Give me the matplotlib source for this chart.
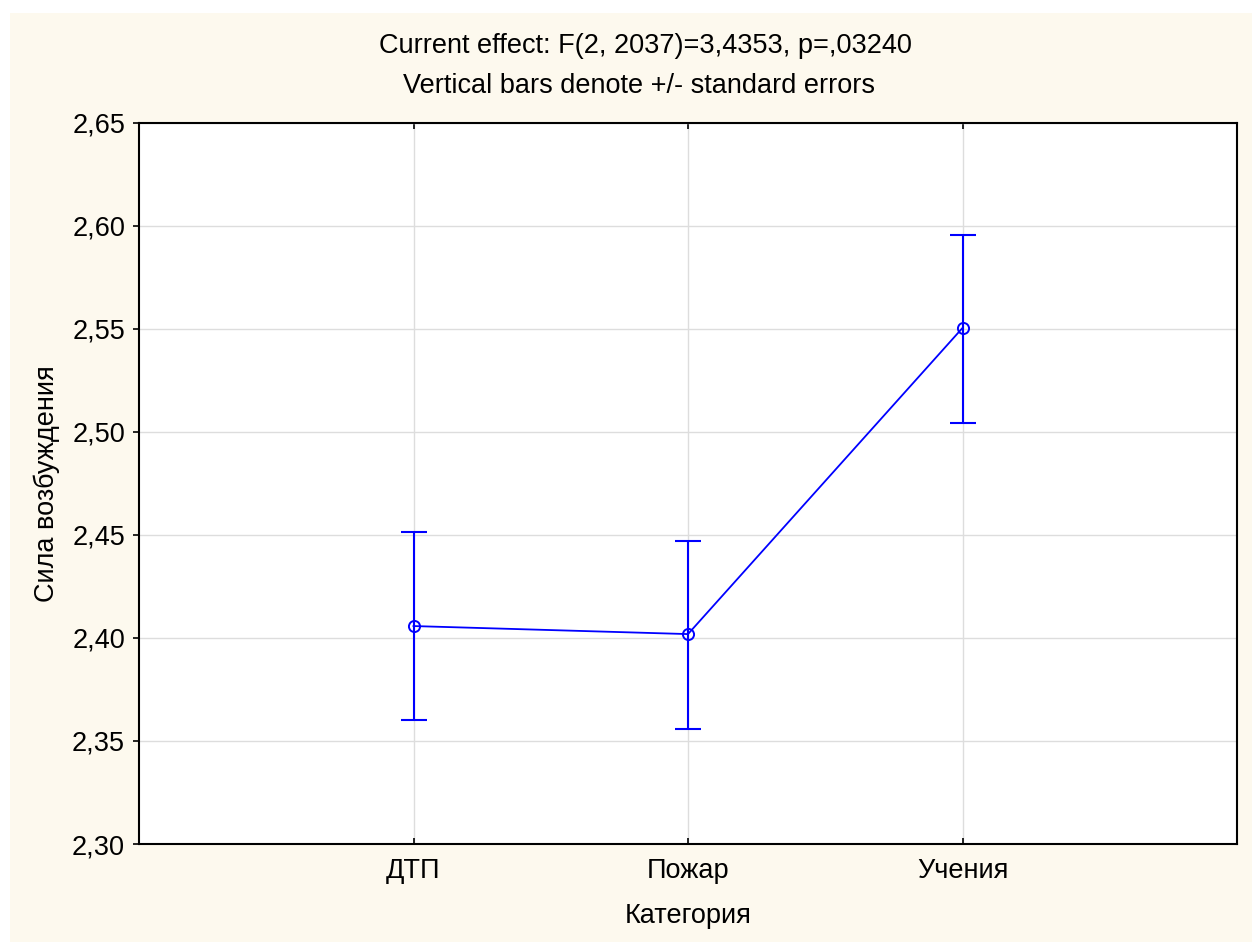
import matplotlib.pyplot as plt
import matplotlib.patches as patches
import numpy as np

categories = ['ДТП', 'Пожар', 'Учения']
means = [2.4058, 2.4019, 2.5505]
upper = [2.4515, 2.4471, 2.5956]
lower = [2.3602, 2.3558, 2.5044]

yticks = [2.30, 2.35, 2.40, 2.45, 2.50, 2.55, 2.60, 2.65]
ytick_labels = ['2,30', '2,35', '2,40', '2,45', '2,50', '2,55', '2,60', '2,65']

plt.rcParams['font.family'] = ['Liberation Sans', 'DejaVu Sans']
FS = 19.5

W, H = 1252, 942
fig = plt.figure(figsize=(W / 100, H / 100), dpi=100, facecolor='white')
# cream panel, with thin white strip on top and left
fig.patches.append(patches.Rectangle((10 / W, 0), 1 - 10 / W, 1 - 13 / H,
                                     transform=fig.transFigure, fc='#fdf9ee',
                                     ec='none', zorder=-10))

ax = fig.add_axes([139 / W, 1 - 844 / H, (1237 - 139) / W, (844 - 123) / H])
ax.set_facecolor('white')

x = np.arange(len(categories))
m = np.array(means)
yerr = [m - np.array(lower), np.array(upper) - m]

ax.errorbar(x, m, yerr=yerr, fmt='none', ecolor='#0000ff', elinewidth=1.5,
            capsize=9.7, capthick=1.5, zorder=3)
ax.plot(x, m, color='#0000ff', lw=1.3, marker='o', ms=8, mfc='none',
        mec='#0000ff', mew=1.4, zorder=4)

ax.set_xlim(-1, 3)
ax.set_ylim(2.30, 2.65)
ax.set_xticks(x)
ax.set_xticklabels(categories, fontsize=FS)
ax.set_yticks(yticks)
ax.set_yticklabels(ytick_labels, fontsize=FS)

ax.grid(True, color='#dddddd', lw=1)
ax.set_axisbelow(True)
for s in ax.spines.values():
    s.set_color('black')
    s.set_linewidth(1.5)

ax.tick_params(axis='y', direction='out', length=4, width=1.2, pad=6)
ax.tick_params(axis='x', direction='in', length=4, width=1.2, pad=10,
               top=True)

ax.set_xlabel('Категория', fontsize=FS, labelpad=14)
ax.set_ylabel('Сила возбуждения', fontsize=FS, labelpad=9)

fig.text(645 / W, 1 - 46 / H, 'Current effect: F(2, 2037)=3,4353, p=,03240',
         ha='center', va='center', fontsize=FS)
fig.text(639 / W, 1 - 86 / H, 'Vertical bars denote +/- standard errors',
         ha='center', va='center', fontsize=FS)

fig.savefig('out.png', dpi=100, facecolor=fig.get_facecolor())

## THE TASK
Give every line back word for word and leave the pictures out.

## RESPONSE
Give me the matplotlib source for this chart.
import matplotlib.pyplot as plt
import matplotlib.patches as patches
import numpy as np

categories = ['ДТП', 'Пожар', 'Учения']
means = [2.4058, 2.4019, 2.5505]
upper = [2.4515, 2.4471, 2.5956]
lower = [2.3602, 2.3558, 2.5044]

yticks = [2.30, 2.35, 2.40, 2.45, 2.50, 2.55, 2.60, 2.65]
ytick_labels = ['2,30', '2,35', '2,40', '2,45', '2,50', '2,55', '2,60', '2,65']

plt.rcParams['font.family'] = ['Liberation Sans', 'DejaVu Sans']
FS = 19.5

W, H = 1252, 942
fig = plt.figure(figsize=(W / 100, H / 100), dpi=100, facecolor='white')
# cream panel, with thin white strip on top and left
fig.patches.append(patches.Rectangle((10 / W, 0), 1 - 10 / W, 1 - 13 / H,
                                     transform=fig.transFigure, fc='#fdf9ee',
                                     ec='none', zorder=-10))

ax = fig.add_axes([139 / W, 1 - 844 / H, (1237 - 139) / W, (844 - 123) / H])
ax.set_facecolor('white')

x = np.arange(len(categories))
m = np.array(means)
yerr = [m - np.array(lower), np.array(upper) - m]

ax.errorbar(x, m, yerr=yerr, fmt='none', ecolor='#0000ff', elinewidth=1.5,
            capsize=9.7, capthick=1.5, zorder=3)
ax.plot(x, m, color='#0000ff', lw=1.3, marker='o', ms=8, mfc='none',
        mec='#0000ff', mew=1.4, zorder=4)

ax.set_xlim(-1, 3)
ax.set_ylim(2.30, 2.65)
ax.set_xticks(x)
ax.set_xticklabels(categories, fontsize=FS)
ax.set_yticks(yticks)
ax.set_yticklabels(ytick_labels, fontsize=FS)

ax.grid(True, color='#dddddd', lw=1)
ax.set_axisbelow(True)
for s in ax.spines.values():
    s.set_color('black')
    s.set_linewidth(1.5)

ax.tick_params(axis='y', direction='out', length=4, width=1.2, pad=6)
ax.tick_params(axis='x', direction='in', length=4, width=1.2, pad=10,
               top=True)

ax.set_xlabel('Категория', fontsize=FS, labelpad=14)
ax.set_ylabel('Сила возбуждения', fontsize=FS, labelpad=9)

fig.text(645 / W, 1 - 46 / H, 'Current effect: F(2, 2037)=3,4353, p=,03240',
         ha='center', va='center', fontsize=FS)
fig.text(639 / W, 1 - 86 / H, 'Vertical bars denote +/- standard errors',
         ha='center', va='center', fontsize=FS)

fig.savefig('out.png', dpi=100, facecolor=fig.get_facecolor())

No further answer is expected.